Data lines »
___
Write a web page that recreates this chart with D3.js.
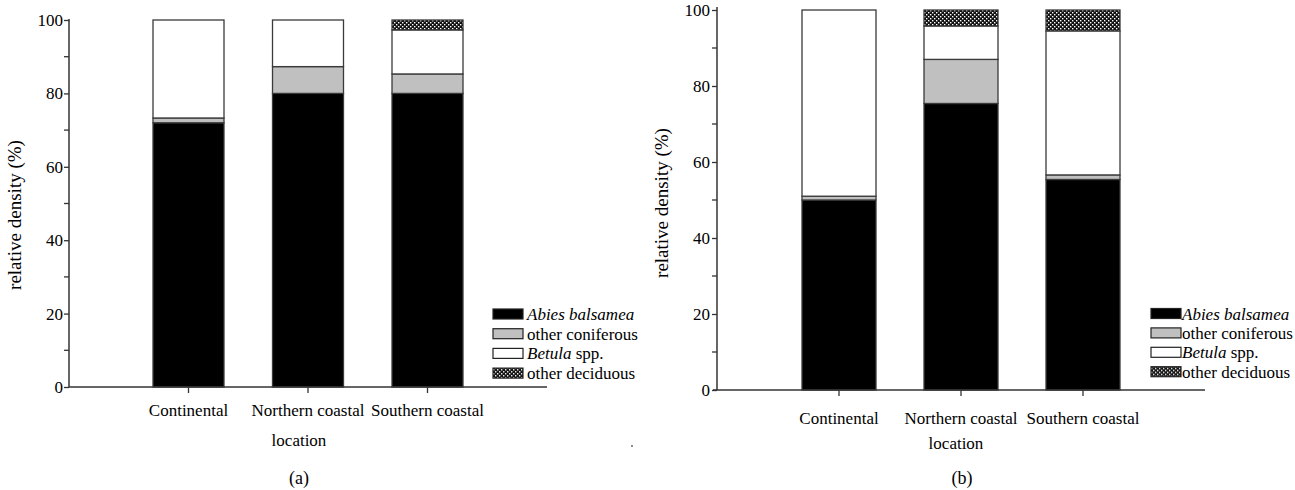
<!DOCTYPE html>
<html>
<head>
<meta charset="utf-8">
<script src="https://cdn.jsdelivr.net/npm/d3@7"></script>
<style>
  body { margin: 0; background: #fff; }
  svg { display: block; font-family: "Liberation Serif", "Times New Roman", serif; }
</style>
</head>
<body>
<svg id="chart" width="1295" height="490"></svg>
<script>
// Categories and series
const locations = ["Continental", "Northern coastal", "Southern coastal"];
const species = ["Abies balsamea", "other coniferous", "Betula spp.", "other deciduous"];

// Panel (a) values, % relative density
const aAbies = [72, 80, 80];
const aOtherConif = [1.3, 7.3, 5.3];
const aBetula = [26.7, 12.7, 12];
const aOtherDecid = [0, 0, 2.7];

// Panel (b) values
const bAbies = [50, 75.4, 55.4];
const bOtherConif = [1, 11.6, 1.2];
const bBetula = [49, 8.8, 37.9];
const bOtherDecid = [0, 4.2, 5.5];

const yTicks = [0, 20, 40, 60, 80, 100];
const yMinorTicks = [10, 30, 50, 70, 90];

const svg = d3.select("#chart");

// hatch pattern for "other deciduous"
const pat = svg.append("defs").append("pattern")
  .attr("id", "hatch")
  .attr("patternUnits", "userSpaceOnUse")
  .attr("width", 4).attr("height", 4);
pat.append("rect").attr("width", 4).attr("height", 4).attr("fill", "#111");
pat.append("rect").attr("x", 0).attr("y", 0).attr("width", 1.4).attr("height", 1.4).attr("fill", "#fff");
pat.append("rect").attr("x", 2).attr("y", 2).attr("width", 1.4).attr("height", 1.4).attr("fill", "#fff");

const fills = ["#000", "#c0c0c0", "#fff", "url(#hatch)"];

function drawPanel(cfg, series) {
  const rows = locations.map((loc, i) => {
    const r = { loc: loc };
    species.forEach((s, k) => r[s] = series[k][i]);
    return r;
  });
  const stacked = d3.stack().keys(species)(rows);

  // x positions: slots 1..3 in a 0..4 domain
  const x = d3.scaleLinear().domain([0, 4]).range([cfg.left, cfg.right]);
  const y = d3.scaleLinear().domain([0, 100]).range([cfg.bottom, cfg.top]);
  const g = svg.append("g");

  // bars
  g.selectAll("g.layer")
    .data(stacked)
    .enter()
    .append("g")
    .attr("class", "layer")
    .attr("fill", (d, k) => fills[k])
    .selectAll("rect")
    .data(d => d.filter(p => p[1] - p[0] > 0))
    .enter()
    .append("rect")
    .attr("x", (p) => x(locations.indexOf(p.data.loc) + 1) - cfg.barW / 2)
    .attr("width", cfg.barW)
    .attr("y", p => y(p[1]))
    .attr("height", p => y(p[0]) - y(p[1]))
    .attr("stroke", "#3a3a3a")
    .attr("stroke-width", 1.3);

  // y axis
  const yAxis = d3.axisLeft(y).tickValues(yTicks).tickSize(5).tickPadding(cfg.tickPad);
  const ya = g.append("g")
    .attr("transform", `translate(${cfg.left},0)`)
    .call(yAxis);
  ya.select(".domain").attr("d", `M0,${cfg.axisTop}V${cfg.bottom}`).attr("stroke", "#333").attr("stroke-width", 1.5);
  ya.selectAll(".tick line").attr("stroke", "#333").attr("stroke-width", 1.3);
  ya.selectAll(".tick text")
    .attr("font-family", "Liberation Serif")
    .attr("font-size", 17)
    .attr("fill", "#000");
  g.selectAll("line.minor")
    .data(yMinorTicks)
    .enter()
    .append("line")
    .attr("class", "minor")
    .attr("x1", cfg.left - 5).attr("x2", cfg.left)
    .attr("y1", d => y(d)).attr("y2", d => y(d))
    .attr("stroke", "#333").attr("stroke-width", 1.3);

  // x axis
  g.append("line")
    .attr("x1", cfg.xAxisStart).attr("x2", cfg.right)
    .attr("y1", cfg.bottom).attr("y2", cfg.bottom)
    .attr("stroke", "#333").attr("stroke-width", 1.5);
  g.selectAll("line.xtick")
    .data(locations)
    .enter()
    .append("line")
    .attr("class", "xtick")
    .attr("x1", (d, i) => x(i + 1)).attr("x2", (d, i) => x(i + 1))
    .attr("y1", cfg.bottom).attr("y2", cfg.bottom + 6)
    .attr("stroke", "#333").attr("stroke-width", 1.3);
  g.selectAll("text.xlab")
    .data(locations)
    .enter()
    .append("text")
    .attr("class", "xlab")
    .attr("x", (d, i) => x(i + 1))
    .attr("y", cfg.xLabY)
    .attr("text-anchor", "middle")
    .attr("font-size", 17)
    .attr("fill", "#000")
    .text(d => d);

  // axis titles
  g.append("text")
    .attr("x", cfg.locX).attr("y", cfg.locY)
    .attr("text-anchor", "middle")
    .attr("font-size", 17).attr("fill", "#000")
    .text("location");
  g.append("text")
    .attr("transform", `translate(${cfg.yTitleX},${cfg.yTitleY}) rotate(-90)`)
    .attr("text-anchor", "middle")
    .attr("font-size", 19).attr("fill", "#000")
    .text("relative density (%)");
  g.append("text")
    .attr("x", cfg.capX).attr("y", cfg.capY)
    .attr("text-anchor", "middle")
    .attr("font-size", 18).attr("fill", "#000")
    .text(cfg.caption);

  // legend
  const leg = g.append("g").attr("transform", `translate(${cfg.legX},${cfg.legY})`);
  const item = leg.selectAll("g")
    .data(species)
    .enter()
    .append("g")
    .attr("transform", (d, i) => `translate(0,${i * cfg.legStep})`);
  item.append("rect")
    .attr("x", 0).attr("y", -5)
    .attr("width", 30).attr("height", 10)
    .attr("fill", (d, i) => fills[i])
    .attr("stroke", "#222").attr("stroke-width", 1.2);
  const lt = item.append("text")
    .attr("x", cfg.legTextX).attr("y", 6)
    .attr("font-size", 17).attr("fill", "#000");
  lt.each(function (d) {
    const t = d3.select(this);
    if (d === "Abies balsamea") {
      t.append("tspan").attr("font-style", "italic").text(d);
    } else if (d === "Betula spp.") {
      t.append("tspan").attr("font-style", "italic").text("Betula");
      t.append("tspan").text(" spp.");
    } else {
      t.text(d);
    }
  });
}

drawPanel({
  left: 69, right: 547, top: 20, bottom: 387, axisTop: 19, xAxisStart: 69, tickPad: 1,
  barW: 71, xLabY: 416, locX: 299, locY: 446, yTitleX: 21, yTitleY: 215,
  capX: 299, capY: 484, caption: "(a)",
  legX: 493, legY: 314, legStep: 19.7, legTextX: 34
}, [aAbies, aOtherConif, aBetula, aOtherDecid]);

drawPanel({
  left: 717, right: 1205, top: 10, bottom: 390, axisTop: 7, xAxisStart: 713, tickPad: 2,
  barW: 74, xLabY: 424, locX: 956, locY: 449, yTitleX: 668, yTitleY: 203,
  capX: 962, capY: 484, caption: "(b)",
  legX: 1151, legY: 313.5, legStep: 19.4, legTextX: 31
}, [bAbies, bOtherConif, bBetula, bOtherDecid]);

// stray dot in the original figure
svg.append("circle").attr("cx", 632).attr("cy", 446).attr("r", 0.9).attr("fill", "#555");
</script>
</body>
</html>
___
Exercise prompt » Reproduce the whole listing exactly, but not the images in it.

Correct response »
Write a web page that recreates this chart with D3.js.
<!DOCTYPE html>
<html>
<head>
<meta charset="utf-8">
<script src="https://cdn.jsdelivr.net/npm/d3@7"></script>
<style>
  body { margin: 0; background: #fff; }
  svg { display: block; font-family: "Liberation Serif", "Times New Roman", serif; }
</style>
</head>
<body>
<svg id="chart" width="1295" height="490"></svg>
<script>
// Categories and series
const locations = ["Continental", "Northern coastal", "Southern coastal"];
const species = ["Abies balsamea", "other coniferous", "Betula spp.", "other deciduous"];

// Panel (a) values, % relative density
const aAbies = [72, 80, 80];
const aOtherConif = [1.3, 7.3, 5.3];
const aBetula = [26.7, 12.7, 12];
const aOtherDecid = [0, 0, 2.7];

// Panel (b) values
const bAbies = [50, 75.4, 55.4];
const bOtherConif = [1, 11.6, 1.2];
const bBetula = [49, 8.8, 37.9];
const bOtherDecid = [0, 4.2, 5.5];

const yTicks = [0, 20, 40, 60, 80, 100];
const yMinorTicks = [10, 30, 50, 70, 90];

const svg = d3.select("#chart");

// hatch pattern for "other deciduous"
const pat = svg.append("defs").append("pattern")
  .attr("id", "hatch")
  .attr("patternUnits", "userSpaceOnUse")
  .attr("width", 4).attr("height", 4);
pat.append("rect").attr("width", 4).attr("height", 4).attr("fill", "#111");
pat.append("rect").attr("x", 0).attr("y", 0).attr("width", 1.4).attr("height", 1.4).attr("fill", "#fff");
pat.append("rect").attr("x", 2).attr("y", 2).attr("width", 1.4).attr("height", 1.4).attr("fill", "#fff");

const fills = ["#000", "#c0c0c0", "#fff", "url(#hatch)"];

function drawPanel(cfg, series) {
  const rows = locations.map((loc, i) => {
    const r = { loc: loc };
    species.forEach((s, k) => r[s] = series[k][i]);
    return r;
  });
  const stacked = d3.stack().keys(species)(rows);

  // x positions: slots 1..3 in a 0..4 domain
  const x = d3.scaleLinear().domain([0, 4]).range([cfg.left, cfg.right]);
  const y = d3.scaleLinear().domain([0, 100]).range([cfg.bottom, cfg.top]);
  const g = svg.append("g");

  // bars
  g.selectAll("g.layer")
    .data(stacked)
    .enter()
    .append("g")
    .attr("class", "layer")
    .attr("fill", (d, k) => fills[k])
    .selectAll("rect")
    .data(d => d.filter(p => p[1] - p[0] > 0))
    .enter()
    .append("rect")
    .attr("x", (p) => x(locations.indexOf(p.data.loc) + 1) - cfg.barW / 2)
    .attr("width", cfg.barW)
    .attr("y", p => y(p[1]))
    .attr("height", p => y(p[0]) - y(p[1]))
    .attr("stroke", "#3a3a3a")
    .attr("stroke-width", 1.3);

  // y axis
  const yAxis = d3.axisLeft(y).tickValues(yTicks).tickSize(5).tickPadding(cfg.tickPad);
  const ya = g.append("g")
    .attr("transform", `translate(${cfg.left},0)`)
    .call(yAxis);
  ya.select(".domain").attr("d", `M0,${cfg.axisTop}V${cfg.bottom}`).attr("stroke", "#333").attr("stroke-width", 1.5);
  ya.selectAll(".tick line").attr("stroke", "#333").attr("stroke-width", 1.3);
  ya.selectAll(".tick text")
    .attr("font-family", "Liberation Serif")
    .attr("font-size", 17)
    .attr("fill", "#000");
  g.selectAll("line.minor")
    .data(yMinorTicks)
    .enter()
    .append("line")
    .attr("class", "minor")
    .attr("x1", cfg.left - 5).attr("x2", cfg.left)
    .attr("y1", d => y(d)).attr("y2", d => y(d))
    .attr("stroke", "#333").attr("stroke-width", 1.3);

  // x axis
  g.append("line")
    .attr("x1", cfg.xAxisStart).attr("x2", cfg.right)
    .attr("y1", cfg.bottom).attr("y2", cfg.bottom)
    .attr("stroke", "#333").attr("stroke-width", 1.5);
  g.selectAll("line.xtick")
    .data(locations)
    .enter()
    .append("line")
    .attr("class", "xtick")
    .attr("x1", (d, i) => x(i + 1)).attr("x2", (d, i) => x(i + 1))
    .attr("y1", cfg.bottom).attr("y2", cfg.bottom + 6)
    .attr("stroke", "#333").attr("stroke-width", 1.3);
  g.selectAll("text.xlab")
    .data(locations)
    .enter()
    .append("text")
    .attr("class", "xlab")
    .attr("x", (d, i) => x(i + 1))
    .attr("y", cfg.xLabY)
    .attr("text-anchor", "middle")
    .attr("font-size", 17)
    .attr("fill", "#000")
    .text(d => d);

  // axis titles
  g.append("text")
    .attr("x", cfg.locX).attr("y", cfg.locY)
    .attr("text-anchor", "middle")
    .attr("font-size", 17).attr("fill", "#000")
    .text("location");
  g.append("text")
    .attr("transform", `translate(${cfg.yTitleX},${cfg.yTitleY}) rotate(-90)`)
    .attr("text-anchor", "middle")
    .attr("font-size", 19).attr("fill", "#000")
    .text("relative density (%)");
  g.append("text")
    .attr("x", cfg.capX).attr("y", cfg.capY)
    .attr("text-anchor", "middle")
    .attr("font-size", 18).attr("fill", "#000")
    .text(cfg.caption);

  // legend
  const leg = g.append("g").attr("transform", `translate(${cfg.legX},${cfg.legY})`);
  const item = leg.selectAll("g")
    .data(species)
    .enter()
    .append("g")
    .attr("transform", (d, i) => `translate(0,${i * cfg.legStep})`);
  item.append("rect")
    .attr("x", 0).attr("y", -5)
    .attr("width", 30).attr("height", 10)
    .attr("fill", (d, i) => fills[i])
    .attr("stroke", "#222").attr("stroke-width", 1.2);
  const lt = item.append("text")
    .attr("x", cfg.legTextX).attr("y", 6)
    .attr("font-size", 17).attr("fill", "#000");
  lt.each(function (d) {
    const t = d3.select(this);
    if (d === "Abies balsamea") {
      t.append("tspan").attr("font-style", "italic").text(d);
    } else if (d === "Betula spp.") {
      t.append("tspan").attr("font-style", "italic").text("Betula");
      t.append("tspan").text(" spp.");
    } else {
      t.text(d);
    }
  });
}

drawPanel({
  left: 69, right: 547, top: 20, bottom: 387, axisTop: 19, xAxisStart: 69, tickPad: 1,
  barW: 71, xLabY: 416, locX: 299, locY: 446, yTitleX: 21, yTitleY: 215,
  capX: 299, capY: 484, caption: "(a)",
  legX: 493, legY: 314, legStep: 19.7, legTextX: 34
}, [aAbies, aOtherConif, aBetula, aOtherDecid]);

drawPanel({
  left: 717, right: 1205, top: 10, bottom: 390, axisTop: 7, xAxisStart: 713, tickPad: 2,
  barW: 74, xLabY: 424, locX: 956, locY: 449, yTitleX: 668, yTitleY: 203,
  capX: 962, capY: 484, caption: "(b)",
  legX: 1151, legY: 313.5, legStep: 19.4, legTextX: 31
}, [bAbies, bOtherConif, bBetula, bOtherDecid]);

// stray dot in the original figure
svg.append("circle").attr("cx", 632).attr("cy", 446).attr("r", 0.9).attr("fill", "#555");
</script>
</body>
</html>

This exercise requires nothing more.